JOB
Read through the data and report every line in which the word "chart" occurs.

GIVEN INFORMATION
━━━━

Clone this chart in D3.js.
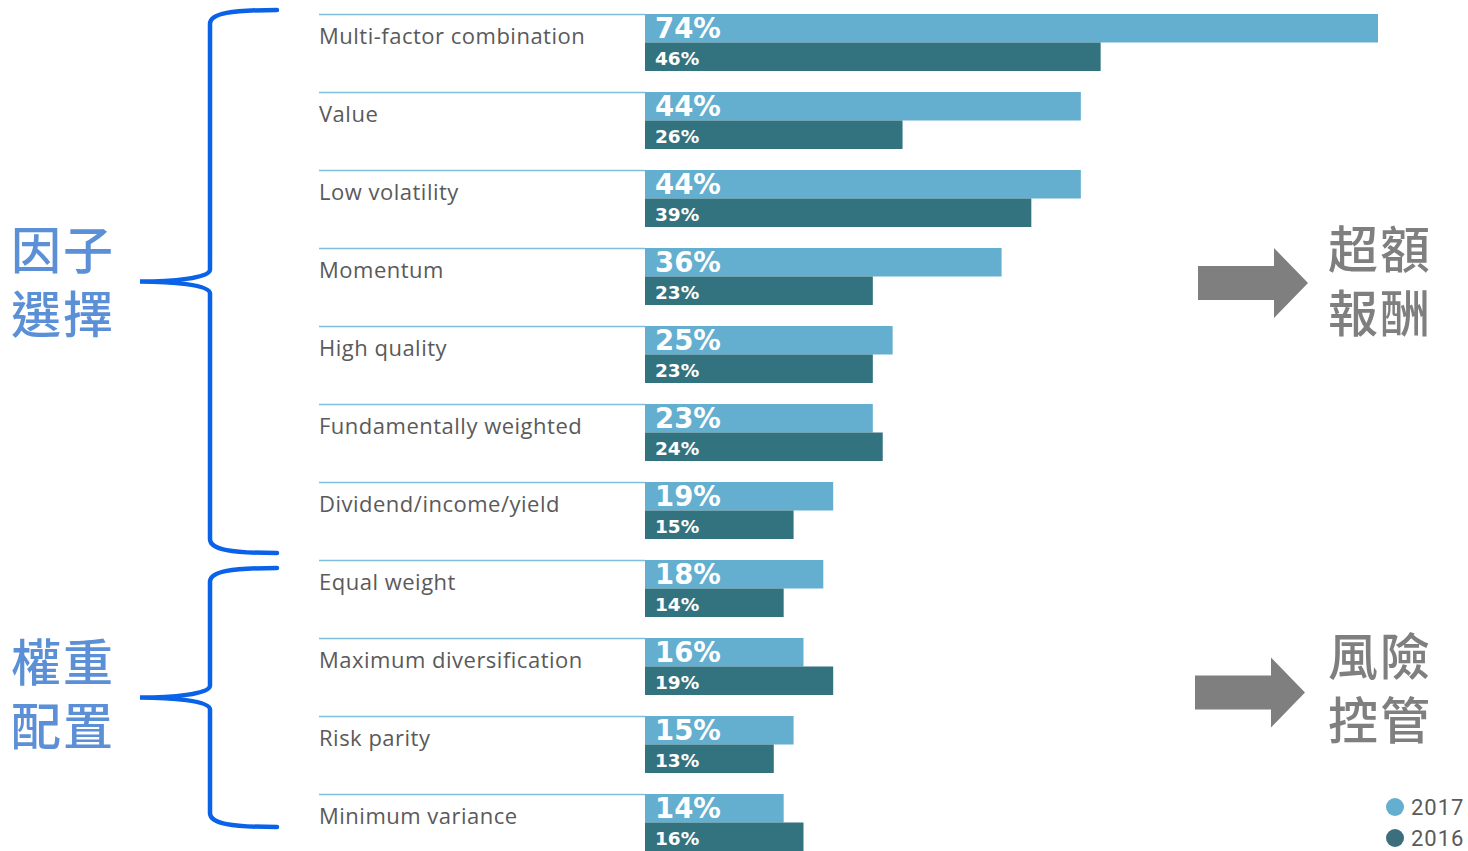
<!DOCTYPE html>
<html>
<head>
<meta charset="utf-8">
<script src="https://cdn.jsdelivr.net/npm/d3@7"></script>
<style>
  html, body { margin: 0; padding: 0; background: #ffffff; }
  svg { display: block; }
</style>
</head>
<body>
<svg id="chart" width="1468" height="851"></svg>
<script>
const categories = [
  "Multi-factor combination", "Value", "Low volatility", "Momentum", "High quality",
  "Fundamentally weighted", "Dividend/income/yield", "Equal weight",
  "Maximum diversification", "Risk parity", "Minimum variance"
];
const values2017 = [74, 44, 44, 36, 25, 23, 19, 18, 16, 15, 14];
const values2016 = [46, 26, 39, 23, 23, 24, 15, 14, 19, 13, 16];
const seriesNames = ["2017", "2016"];
const groupLabels = [["因子", "選擇"], ["權重", "配置"]];
const groupRanges = [[0, 6], [7, 10]];
const noteLabels = [["超額", "報酬"], ["風險", "控管"]];

const colors = { "2017": "#64aecf", "2016": "#33737f" };
const svg = d3.select("#chart");

const y = d3.scaleBand().domain(categories).range([14, 14 + 78 * categories.length]).paddingInner(0).paddingOuter(0);
const ySub = d3.scaleBand().domain(seriesNames).range([0, 57]);
const x = d3.scaleLinear().domain([0, 74]).range([645, 1378]);

const rows = svg.append("g").selectAll("g.row")
  .data(categories.map((c, i) => ({ c, i, v: { "2017": values2017[i], "2016": values2016[i] } })))
  .join("g").attr("class", "row")
  .attr("transform", d => `translate(0,${y(d.c)})`);

rows.append("line")
  .attr("x1", 319).attr("x2", x(0)).attr("y1", 0.5).attr("y2", 0.5)
  .attr("stroke", "#7fbfdd").attr("stroke-width", 1.5);

rows.append("text")
  .attr("x", 319).attr("y", 30)
  .attr("font-family", "'Open Sans', sans-serif")
  .attr("font-size", 22)
  .attr("fill", "#5a5a5a")
  .attr("letter-spacing", 0.5)
  .text(d => d.c);

seriesNames.forEach(s => {
  rows.append("rect")
    .attr("x", x(0))
    .attr("y", ySub(s))
    .attr("width", d => x(d.v[s]) - x(0))
    .attr("height", ySub.bandwidth())
    .attr("fill", colors[s]);
});

rows.append("text")
  .attr("x", 655).attr("y", ySub("2017") + 24)
  .attr("font-family", "'DejaVu Sans', sans-serif")
  .attr("font-weight", 700)
  .attr("font-size", 27.5)
  .attr("fill", "#ffffff")
  .text(d => d.v["2017"] + "%");

rows.append("text")
  .attr("x", 655).attr("y", ySub("2016") + 22)
  .attr("font-family", "'DejaVu Sans', sans-serif")
  .attr("font-weight", 700)
  .attr("font-size", 18.5)
  .attr("fill", "#ffffff")
  .text(d => d.v["2016"] + "%");

// Curly braces and group labels
const braceColor = "#0a62e8";
const topOffset = [-4, 8];
const mids = [];
groupRanges.forEach((r, gi) => {
  const top = y(categories[r[0]]) + topOffset[gi];
  const bot = gi === 0 ? y(categories[r[1] + 1]) - 7 : y(categories[r[1]]) + 33;
  const mid = (top + bot) / 2;
  mids.push(mid);
  const xr = 277, xv = 210, xt = 140;
  const p = `M ${xr} ${top} C ${xr - 45} ${top}, ${xv} ${top + 3}, ${xv} ${top + 14}
             L ${xv} ${mid - 12} C ${xv} ${mid - 3}, ${xt + 30} ${mid}, ${xt} ${mid}
             C ${xt + 30} ${mid}, ${xv} ${mid + 3}, ${xv} ${mid + 12}
             L ${xv} ${bot - 14} C ${xv} ${bot - 3}, ${xr - 45} ${bot}, ${xr} ${bot}`;
  svg.append("path").attr("d", p).attr("fill", "none")
    .attr("stroke", braceColor).attr("stroke-width", 4.5).attr("stroke-linecap", "round");
  const lab = svg.append("text")
    .attr("text-anchor", "middle")
    .attr("font-family", "'Noto Sans CJK TC', sans-serif")
    .attr("font-weight", 500)
    .attr("font-size", 50)
    .attr("letter-spacing", 2)
    .attr("fill", "#5b8fd6");
  groupLabels[gi].forEach((t, k) => {
    lab.append("tspan").attr("x", 63).attr("y", mid + [-13, -17][gi] + k * 64).text(t);
  });
});

// Right arrows + notes
const arrowShift = [1.5, -5];
const arrowX = [1198, 1195];
noteLabels.forEach((lines, idx) => {
  const cy = mids[idx] + arrowShift[idx];
  const x0 = arrowX[idx];
  const pts = [
    [x0, cy - 17], [x0 + 76, cy - 17], [x0 + 76, cy - 35], [x0 + 110, cy],
    [x0 + 76, cy + 35], [x0 + 76, cy + 17], [x0, cy + 17]
  ];
  svg.append("path").attr("d", d3.line()(pts) + "Z").attr("fill", "#7f7f7f");
  const lab = svg.append("text")
    .attr("text-anchor", "middle")
    .attr("font-family", "'Noto Sans CJK TC', sans-serif")
    .attr("font-weight", 500)
    .attr("font-size", 50)
    .attr("letter-spacing", 2)
    .attr("fill", "#7f7f7f");
  lines.forEach((t, k) => {
    lab.append("tspan").attr("x", 1380).attr("y", cy + [-15, -17.5][idx] + k * 64).text(t);
  });
});

// Legend
const legColors = ["#64aecf", "#3d6e7d"];
seriesNames.forEach((s, i) => {
  svg.append("circle").attr("cx", 1395).attr("cy", 807 + i * 31).attr("r", 9).attr("fill", legColors[i]);
  svg.append("text").attr("x", 1411).attr("y", 815 + i * 31)
    .attr("font-family", "Roboto, sans-serif").attr("font-size", 22)
    .attr("letter-spacing", 1)
    .attr("fill", "#5a5a5a").text(s);
});
</script>
</body>
</html>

━━━━

TASK OUTPUT
Clone this chart in D3.js.
<svg id="chart" width="1468" height="851"></svg>
const svg = d3.select("#chart");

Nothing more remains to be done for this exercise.